これは賃貸借契約における「信頼関係破壊の理論」によって適用されています。
「信頼関係破壊の理論」とは、賃貸借契約のような信頼関係を基礎とする継続的契約においては、その信頼関係が破壊されたことが認められる場合に限り、契約を解除することができる法理論です。
この法理論は、裁判においても焦点となる部分なので、あらかじめ踏まえておくことが大切です。
裁判にはどのぐらいの費用がかかる?強制執行には大きなお金が
家賃の未払いを裁判で解決するとなれば、気になってくるのがそれにかかる費用です。
まず、裁判を行うためには以下の費用がかかります。
・手数料(印紙代):数千円~数万円(訴額により変動)
・内容証明郵便:1通あたり1500~3000円
・切手代:およそ6000円の郵券
・裁判での必要資料:登記事項証明書、固定資産評価証明書はいずれも一通400~500円
以上のように、裁判自体には大きな費用を必要としません。
ただし、弁護士や司法書士に依頼する場合はそれなりに費用が発生するので、費用についてはよく相談しておくようにしましょう。
また、物件の明け渡しについて強制執行の申立をする場合は、裁判所への予納金として65,000円程度を支払う必要があります。

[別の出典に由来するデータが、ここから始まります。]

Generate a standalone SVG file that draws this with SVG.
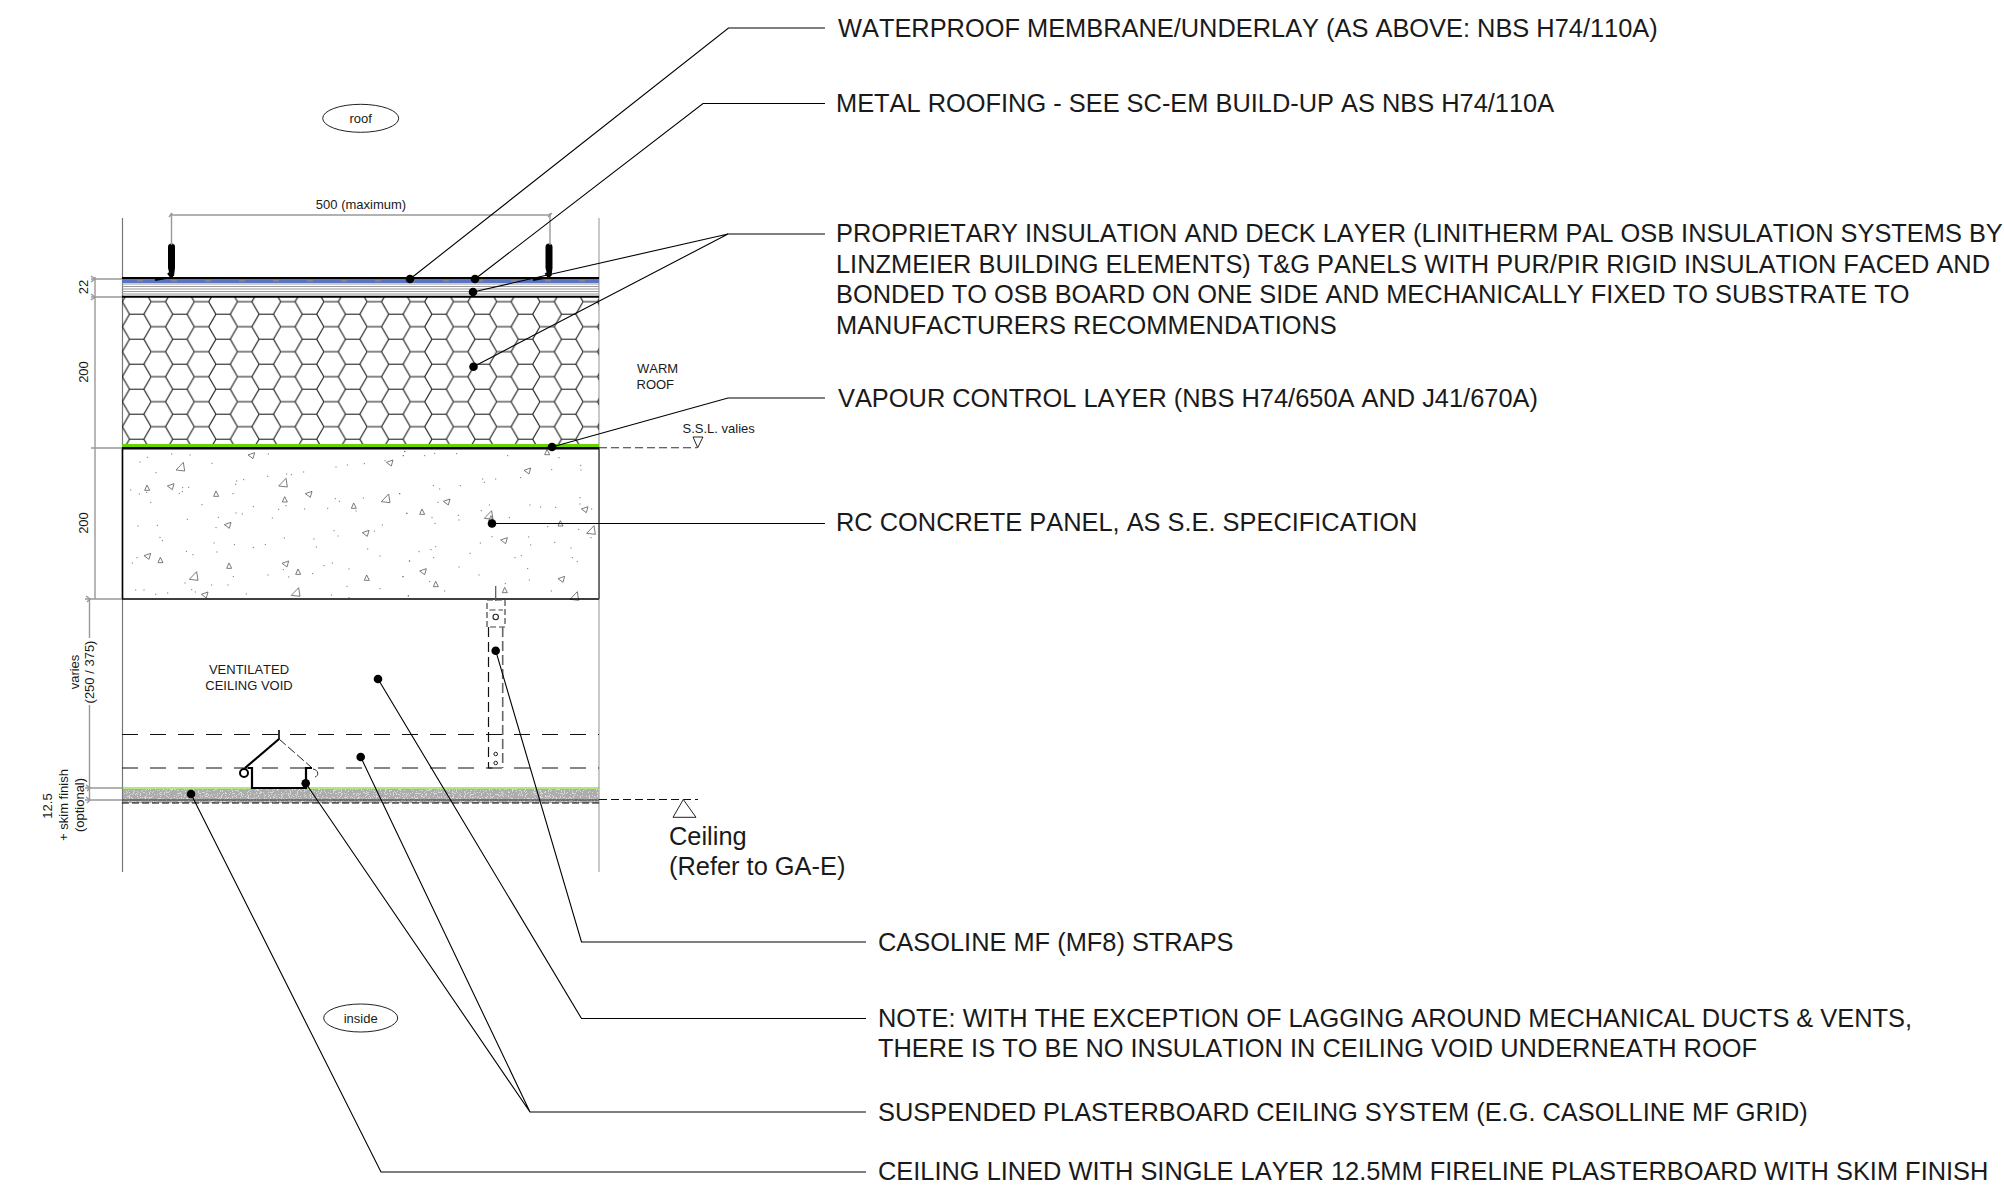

さらに、滞納者の家財や私物を部屋から全て撤去する際は、それに関わる人件費や廃棄費用なども発生するため、強制執行にはワンルームタイプで30万程度はかかると考えておきましょう。
「少額訴訟」による裁判制度も!未払い家賃が少額な場合
家賃の未払いを裁判で解決するには、「少額訴訟」という民事訴訟制度を利用することもできます。
滞納者に悩んでいる貸主の中には、少額訴訟で解決をしようとしている方も多いのではないでしょうか。
「少額訴訟」とは、被告(滞納者)に対して60万円以下の請求を訴える場合に限り、利用することができる裁判制度です。
通常の裁判とは異なり、基本的には1回の期日で判決が下されるため、短期間での問題解決が望めます。
また、訴訟手続きも簡単なため、弁護士に依頼する必要がありません。
トラブル解決に時間をかけられず、コストを抑えたい貸主にとっては非常に魅力的な裁判と言えます。
判決後、仮に滞納者が支払いに応じない場合は、少額訴訟債権執行の申立をすることで、滞納者の貯金や給料を強制的に差し押さえることができます。
少額訴訟債権執行にかかる費用は、10,000円以内と安く抑えることができますが、差し押さえ対象にお金がない場合は、債権の回収が望めない場合があるので注意が必要です。
家賃の未払いは速やかな解決を
家賃の未払いが数か月に及び、催促にも応じない場合は、裁判によって問題解決を行ってください。
費用がかかるからと躊躇していれば、滞納額があっという間に経営に響いてしまいます。
家賃滞納における裁判の場合、非はどちらにあるのか明らかなので、尻込みをする必要はありません。
今回の記事を参考に、未払いトラブルを解決しましょう。